I suppose it’s probably not a typical problem, but we needed to ‘yak-proof’ our bees this year. Our apiary is in a large pasture with our small herd of Tibetan yak (and one Highland cow), who conveniently discovered that the hives made great scratching posts. To prevent incidents, we decided to build a yak-proof fence around the hives so everyone could live in harmony.



We used cattle panels to make a bee sanctuary where the bees could live in peace, undisturbed by bovine antics. The barrier worked quite well, though the yak still came right up to watch us work every time we were checking on the bees.


Here are a bunch of newly installed hives, thanks to our awesome bee sponsors, mostly split off the overwintered colonies.


This is a newer colony in the late spring, you can see there is a little activity of bees going in and out from the entrance yet.

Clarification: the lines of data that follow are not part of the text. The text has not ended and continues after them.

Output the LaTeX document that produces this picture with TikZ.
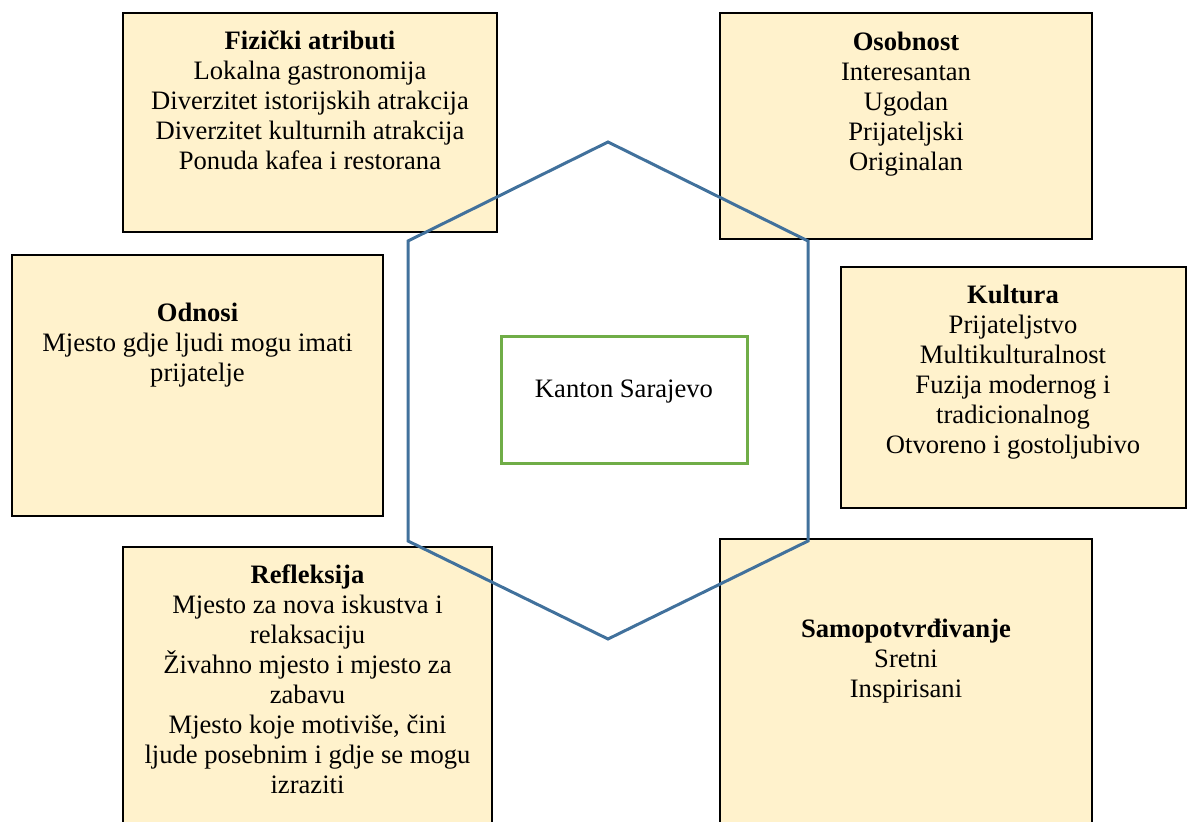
\documentclass[tikz,border=0pt]{standalone}
\usepackage{fontspec}
\setmainfont{Liberation Serif}
\definecolor{boxfill}{HTML}{FFF2CC}
\definecolor{hexblue}{HTML}{41719C}
\definecolor{coregreen}{HTML}{70AD47}
\tikzset{
  attrbox/.style={rectangle, draw=black, line width=1pt, fill=boxfill, inner sep=0pt},
  attrtext/.style={align=center, inner sep=0pt, anchor=north,
    font=\fontsize{13.3}{15}\selectfont},
  corebox/.style={rectangle, draw=coregreen, line width=1.5pt, inner sep=0pt},
  hexline/.style={draw=hexblue, line width=1.5pt, line join=miter}
}
\begin{document}
\begin{tikzpicture}[x=0.5pt, y=-0.5pt]
\useasboundingbox (0,0) rectangle (1188,822);

% attribute boxes
\node[attrbox, minimum width=187pt,   minimum height=109.5pt] (fizicki)  at (310,122.5)   {};
\node[attrbox, minimum width=186pt,   minimum height=113pt]   (osobnost) at (906,126)     {};
\node[attrbox, minimum width=185.5pt, minimum height=130.5pt] (odnosi)   at (197.5,385.5) {};
\node[attrbox, minimum width=172.5pt, minimum height=120.5pt] (kultura)  at (1013.5,387.5) {};
\node[attrbox, minimum width=184.5pt, minimum height=146.5pt] (refleks)  at (307.5,693.5) {};
\node[attrbox, minimum width=186pt,   minimum height=150.5pt] (samopot)  at (906,689.5)   {};

% hexagon around the centre
\coordinate (h1) at (608,142);
\coordinate (h2) at (808,241);
\coordinate (h3) at (808,541);
\coordinate (h4) at (608,639);
\coordinate (h5) at (408,541);
\coordinate (h6) at (408,241);
\draw[hexline] (h1) -- (h2) -- (h3) -- (h4) -- (h5) -- (h6) -- cycle;

% centre
\node[corebox, minimum width=123pt, minimum height=63.5pt] (kanton) at (624,400.5) {};
\node[anchor=base, inner sep=0pt, font=\fontsize{13.3}{15}\selectfont] (kantontxt) at (624,398) {Kanton Sarajevo};

% box texts
\node[attrtext] (fizickitxt) at (310,28) {\strut\textbf{Fizički atributi}\\Lokalna gastronomija\\Diverzitet istorijskih atrakcija\\Diverzitet kulturnih atrakcija\\Ponuda kafea i restorana};
\node[attrtext] (osobnosttxt) at (906,29) {\strut\textbf{Osobnost}\\Interesantan\\Ugodan\\Prijateljski\\Originalan};
\node[attrtext] (odnositxt) at (197.5,300) {\strut\textbf{Odnosi}\\Mjesto gdje ljudi mogu imati\\prijatelje};
\node[attrtext] (kulturatxt) at (1013,282) {\strut\textbf{Kultura}\\Prijateljstvo\\Multikulturalnost\\Fuzija modernog i\\tradicionalnog\\Otvoreno i gostoljubivo};
\node[attrtext] (refleksijatxt) at (307.5,562) {\strut\textbf{Refleksija}\\Mjesto za nova iskustva i\\relaksaciju\\Živahno mjesto i mjesto za\\zabavu\\Mjesto koje motiviše, čini\\ljude posebnim i gdje se mogu\\izraziti};
\node[attrtext] (samopottxt) at (906,616) {\strut\textbf{Samopotvrđivanje}\\Sretni\\Inspirisani};
\end{tikzpicture}
\end{document}
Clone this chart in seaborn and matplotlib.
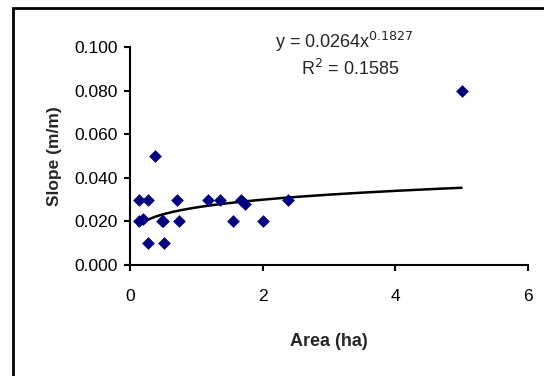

A closeup of the entrance to the hive above. The yellow specks are chewed wax cappings from where the bees were getting at stored honey. A newer hive is dependent on stored food until it has a large enough population of older, foraging bees to bring in enough nectar to sustain the colony. Guard bees are posted at the entrance to check the scent signature of all bees returning to the hive, this keeps foreign bees out. This is an important duty since colonies will rob each other if they can sneak in or overpower a weaker colony!


A nicely filled box of bees in the early summer, ready to expand into a larger colony by adding more empty boxes. The dark staining on some of the frames is from pollen – the older the frames are usually darker from bees walking across them repetitively with pollen-stained feet.


The pink arrow points at a drone (male bee), which start to appear here in early summer. The drone’s sole purpose is to breed with outside queens to help spread a colony’s genetics, so they are considered a luxury and aren’t produced unless a hive is strong enough to support these otherwise non-productive members. The drones serve an important purpose in breeding, but they don’t gather any resources or help inside the hive. If they aren’t out cruising around looking for a mate they are loafing around, eating and getting cared for, so they are ‘expensive’ for a colony to make and keep.